» Supplied data:
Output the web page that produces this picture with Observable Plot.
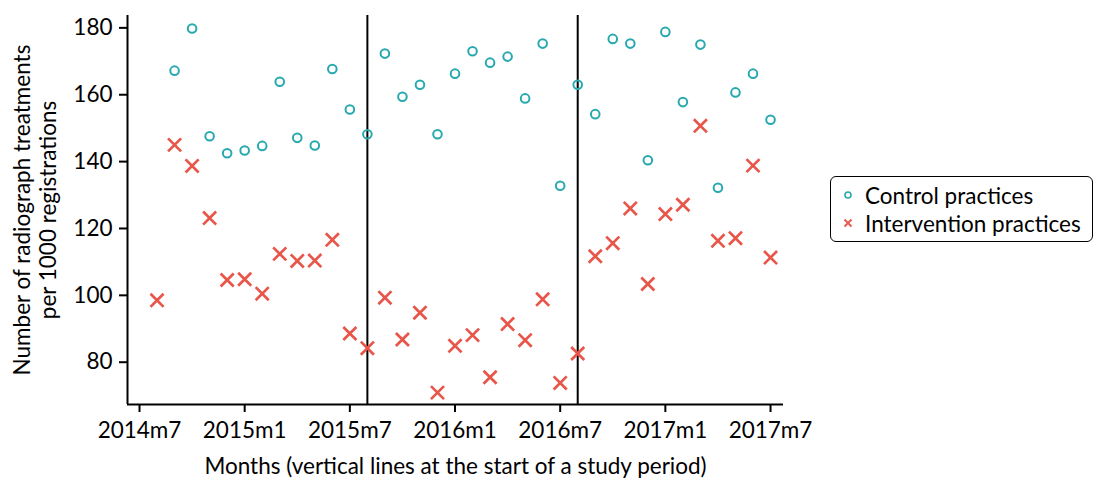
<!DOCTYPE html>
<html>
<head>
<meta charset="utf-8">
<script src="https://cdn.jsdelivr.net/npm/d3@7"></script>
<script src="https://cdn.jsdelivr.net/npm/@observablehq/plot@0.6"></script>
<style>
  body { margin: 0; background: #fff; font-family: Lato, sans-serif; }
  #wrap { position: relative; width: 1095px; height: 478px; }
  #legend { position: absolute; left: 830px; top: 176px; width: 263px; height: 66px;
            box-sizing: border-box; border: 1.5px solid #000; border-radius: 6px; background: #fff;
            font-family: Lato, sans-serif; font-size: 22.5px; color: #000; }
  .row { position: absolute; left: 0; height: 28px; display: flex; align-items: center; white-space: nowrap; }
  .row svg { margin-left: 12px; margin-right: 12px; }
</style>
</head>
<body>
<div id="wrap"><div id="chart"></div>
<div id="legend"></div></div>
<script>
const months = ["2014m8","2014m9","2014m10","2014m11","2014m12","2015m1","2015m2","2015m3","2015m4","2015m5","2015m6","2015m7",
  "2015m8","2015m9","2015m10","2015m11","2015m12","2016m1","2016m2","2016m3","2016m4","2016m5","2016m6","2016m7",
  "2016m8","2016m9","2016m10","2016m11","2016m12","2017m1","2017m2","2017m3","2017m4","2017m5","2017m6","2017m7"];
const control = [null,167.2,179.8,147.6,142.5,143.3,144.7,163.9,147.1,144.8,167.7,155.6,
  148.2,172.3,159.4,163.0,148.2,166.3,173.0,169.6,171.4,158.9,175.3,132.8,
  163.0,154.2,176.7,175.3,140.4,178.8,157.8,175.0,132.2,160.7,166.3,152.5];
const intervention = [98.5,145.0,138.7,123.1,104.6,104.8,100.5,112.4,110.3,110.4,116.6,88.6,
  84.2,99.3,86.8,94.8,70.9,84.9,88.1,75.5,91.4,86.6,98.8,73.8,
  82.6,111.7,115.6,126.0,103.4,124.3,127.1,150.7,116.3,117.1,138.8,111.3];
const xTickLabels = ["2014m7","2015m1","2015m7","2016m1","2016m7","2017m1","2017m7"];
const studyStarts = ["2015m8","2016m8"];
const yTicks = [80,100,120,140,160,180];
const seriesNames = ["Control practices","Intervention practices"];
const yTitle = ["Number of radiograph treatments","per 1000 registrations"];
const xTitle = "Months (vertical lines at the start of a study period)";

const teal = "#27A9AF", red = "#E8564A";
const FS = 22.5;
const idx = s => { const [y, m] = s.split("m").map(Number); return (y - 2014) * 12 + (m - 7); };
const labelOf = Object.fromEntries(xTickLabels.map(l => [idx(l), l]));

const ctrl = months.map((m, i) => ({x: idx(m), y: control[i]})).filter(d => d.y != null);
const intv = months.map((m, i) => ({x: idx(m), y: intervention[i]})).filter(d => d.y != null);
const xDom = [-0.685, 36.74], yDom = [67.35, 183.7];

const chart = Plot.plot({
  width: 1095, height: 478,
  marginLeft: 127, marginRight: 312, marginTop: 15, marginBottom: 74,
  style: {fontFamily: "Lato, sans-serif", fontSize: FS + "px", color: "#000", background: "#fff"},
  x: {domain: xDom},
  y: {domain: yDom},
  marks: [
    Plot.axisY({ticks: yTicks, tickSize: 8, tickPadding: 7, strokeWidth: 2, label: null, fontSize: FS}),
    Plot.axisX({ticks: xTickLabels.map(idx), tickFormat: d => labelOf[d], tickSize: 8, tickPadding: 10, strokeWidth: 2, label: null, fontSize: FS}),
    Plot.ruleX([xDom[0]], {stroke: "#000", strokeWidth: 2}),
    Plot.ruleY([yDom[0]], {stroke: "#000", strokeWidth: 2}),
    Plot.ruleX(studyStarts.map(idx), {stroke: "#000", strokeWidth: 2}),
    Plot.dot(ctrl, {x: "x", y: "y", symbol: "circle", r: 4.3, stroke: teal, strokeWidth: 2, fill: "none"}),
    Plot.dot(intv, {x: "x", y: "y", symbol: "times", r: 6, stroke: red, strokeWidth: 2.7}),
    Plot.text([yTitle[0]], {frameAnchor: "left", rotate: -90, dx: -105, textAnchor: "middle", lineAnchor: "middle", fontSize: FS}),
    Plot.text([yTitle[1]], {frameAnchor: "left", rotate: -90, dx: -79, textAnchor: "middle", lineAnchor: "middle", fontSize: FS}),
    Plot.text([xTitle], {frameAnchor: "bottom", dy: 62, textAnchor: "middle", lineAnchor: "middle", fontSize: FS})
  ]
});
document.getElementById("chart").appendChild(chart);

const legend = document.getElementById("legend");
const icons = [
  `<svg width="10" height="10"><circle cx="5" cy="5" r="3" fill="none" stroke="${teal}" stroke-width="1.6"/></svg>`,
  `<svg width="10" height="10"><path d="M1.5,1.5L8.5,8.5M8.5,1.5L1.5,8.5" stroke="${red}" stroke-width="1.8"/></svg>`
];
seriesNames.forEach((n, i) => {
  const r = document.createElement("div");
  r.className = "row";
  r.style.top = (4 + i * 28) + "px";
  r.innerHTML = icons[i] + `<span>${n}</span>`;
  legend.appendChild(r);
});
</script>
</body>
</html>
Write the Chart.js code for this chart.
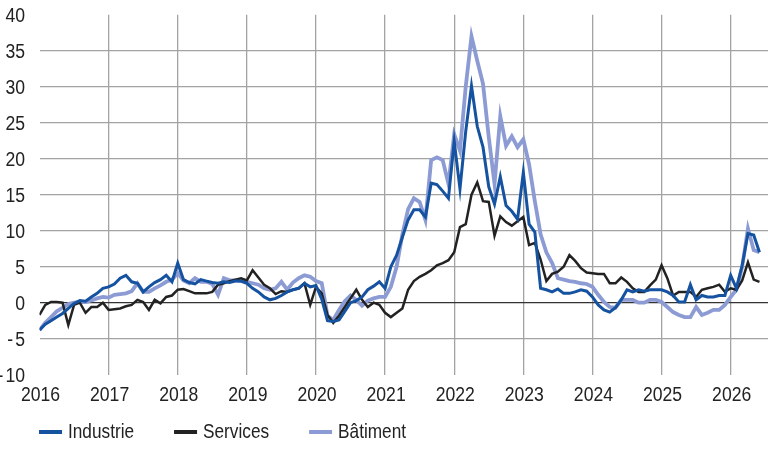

» Written problem:
Return all of the entries word for word, but omit the pictures.

» The reply:
Output the web page that produces this picture with Observable Plot.
<!DOCTYPE html>
<html>
<head>
<meta charset="utf-8">
<script src="https://cdn.jsdelivr.net/npm/d3@7"></script>
<script src="https://cdn.jsdelivr.net/npm/@observablehq/plot@0.6"></script>
<style>
  body { margin: 0; background: #fff; font-family: Lato, sans-serif; }
  #wrap { position: relative; width: 1095px; height: 478px; }
  #legend { position: absolute; left: 830px; top: 176px; width: 263px; height: 66px;
            box-sizing: border-box; border: 1.5px solid #000; border-radius: 6px; background: #fff;
            font-family: Lato, sans-serif; font-size: 22.5px; color: #000; }
  .row { position: absolute; left: 0; height: 28px; display: flex; align-items: center; white-space: nowrap; }
  .row svg { margin-left: 12px; margin-right: 12px; }
</style>
</head>
<body>
<div id="wrap"><div id="chart"></div>
<div id="legend"></div></div>
<script>
const months = ["2014m8","2014m9","2014m10","2014m11","2014m12","2015m1","2015m2","2015m3","2015m4","2015m5","2015m6","2015m7",
  "2015m8","2015m9","2015m10","2015m11","2015m12","2016m1","2016m2","2016m3","2016m4","2016m5","2016m6","2016m7",
  "2016m8","2016m9","2016m10","2016m11","2016m12","2017m1","2017m2","2017m3","2017m4","2017m5","2017m6","2017m7"];
const control = [null,167.2,179.8,147.6,142.5,143.3,144.7,163.9,147.1,144.8,167.7,155.6,
  148.2,172.3,159.4,163.0,148.2,166.3,173.0,169.6,171.4,158.9,175.3,132.8,
  163.0,154.2,176.7,175.3,140.4,178.8,157.8,175.0,132.2,160.7,166.3,152.5];
const intervention = [98.5,145.0,138.7,123.1,104.6,104.8,100.5,112.4,110.3,110.4,116.6,88.6,
  84.2,99.3,86.8,94.8,70.9,84.9,88.1,75.5,91.4,86.6,98.8,73.8,
  82.6,111.7,115.6,126.0,103.4,124.3,127.1,150.7,116.3,117.1,138.8,111.3];
const xTickLabels = ["2014m7","2015m1","2015m7","2016m1","2016m7","2017m1","2017m7"];
const studyStarts = ["2015m8","2016m8"];
const yTicks = [80,100,120,140,160,180];
const seriesNames = ["Control practices","Intervention practices"];
const yTitle = ["Number of radiograph treatments","per 1000 registrations"];
const xTitle = "Months (vertical lines at the start of a study period)";

const teal = "#27A9AF", red = "#E8564A";
const FS = 22.5;
const idx = s => { const [y, m] = s.split("m").map(Number); return (y - 2014) * 12 + (m - 7); };
const labelOf = Object.fromEntries(xTickLabels.map(l => [idx(l), l]));

const ctrl = months.map((m, i) => ({x: idx(m), y: control[i]})).filter(d => d.y != null);
const intv = months.map((m, i) => ({x: idx(m), y: intervention[i]})).filter(d => d.y != null);
const xDom = [-0.685, 36.74], yDom = [67.35, 183.7];

const chart = Plot.plot({
  width: 1095, height: 478,
  marginLeft: 127, marginRight: 312, marginTop: 15, marginBottom: 74,
  style: {fontFamily: "Lato, sans-serif", fontSize: FS + "px", color: "#000", background: "#fff"},
  x: {domain: xDom},
  y: {domain: yDom},
  marks: [
    Plot.axisY({ticks: yTicks, tickSize: 8, tickPadding: 7, strokeWidth: 2, label: null, fontSize: FS}),
    Plot.axisX({ticks: xTickLabels.map(idx), tickFormat: d => labelOf[d], tickSize: 8, tickPadding: 10, strokeWidth: 2, label: null, fontSize: FS}),
    Plot.ruleX([xDom[0]], {stroke: "#000", strokeWidth: 2}),
    Plot.ruleY([yDom[0]], {stroke: "#000", strokeWidth: 2}),
    Plot.ruleX(studyStarts.map(idx), {stroke: "#000", strokeWidth: 2}),
    Plot.dot(ctrl, {x: "x", y: "y", symbol: "circle", r: 4.3, stroke: teal, strokeWidth: 2, fill: "none"}),
    Plot.dot(intv, {x: "x", y: "y", symbol: "times", r: 6, stroke: red, strokeWidth: 2.7}),
    Plot.text([yTitle[0]], {frameAnchor: "left", rotate: -90, dx: -105, textAnchor: "middle", lineAnchor: "middle", fontSize: FS}),
    Plot.text([yTitle[1]], {frameAnchor: "left", rotate: -90, dx: -79, textAnchor: "middle", lineAnchor: "middle", fontSize: FS}),
    Plot.text([xTitle], {frameAnchor: "bottom", dy: 62, textAnchor: "middle", lineAnchor: "middle", fontSize: FS})
  ]
});
document.getElementById("chart").appendChild(chart);

const legend = document.getElementById("legend");
const icons = [
  `<svg width="10" height="10"><circle cx="5" cy="5" r="3" fill="none" stroke="${teal}" stroke-width="1.6"/></svg>`,
  `<svg width="10" height="10"><path d="M1.5,1.5L8.5,8.5M8.5,1.5L1.5,8.5" stroke="${red}" stroke-width="1.8"/></svg>`
];
seriesNames.forEach((n, i) => {
  const r = document.createElement("div");
  r.className = "row";
  r.style.top = (4 + i * 28) + "px";
  r.innerHTML = icons[i] + `<span>${n}</span>`;
  legend.appendChild(r);
});
</script>
</body>
</html>
Write the Chart.js code for this chart.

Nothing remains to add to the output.